Asia

Everest’s Highest Camp Buried in Decades of Trash

The highest camp on Mount Everest, the world’s tallest mountain, is buried under years of accumulated garbage that will take a massive cleanup effort to remove, the Associated Press reported yesterday citing a Sherpa who led the recent government-funded expedition.

Ang Babu Sherpa, who headed the team of Sherpas, soldiers, and porters, said they removed 11 tons (24,000 lbs) of waste from the South Col camp at 8,000 meters (26,400 ft) elevation. However, Sherpa estimates there could be as much as 40-50 tons (88,000-110,000 lbs) of additional trash still left behind from decades of expeditions.

The garbage includes old tents, food packaging, gas canisters, oxygen bottles, and climbing ropes – all frozen in layers of ice at the extreme altitude. Retrieving the waste is an arduous task, with Sherpa’s team having to wait for sunny weather to melt the ice before they could dig out the buried trash and bodies.
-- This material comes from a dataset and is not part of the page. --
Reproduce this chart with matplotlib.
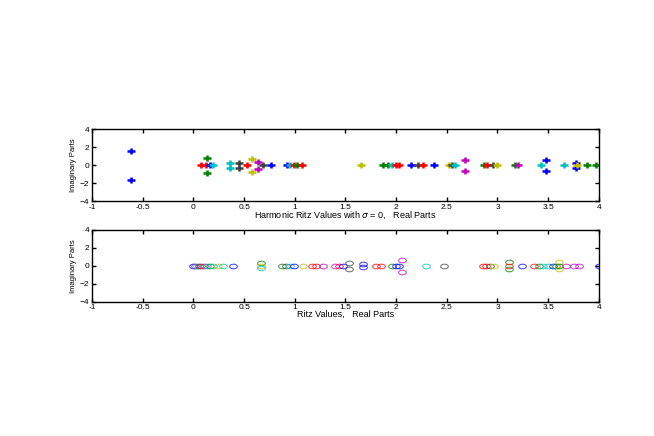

While climber awareness and government regulations have reduced recent waste, the Everest summit has seen thousands of adventurers leave behind more than just their footprints since it was first conquered in 1953. The recovered trash is now being sorted and recycled in Kathmandu, providing a glimpse of the monumental cleanup still required on the world’s highest peak.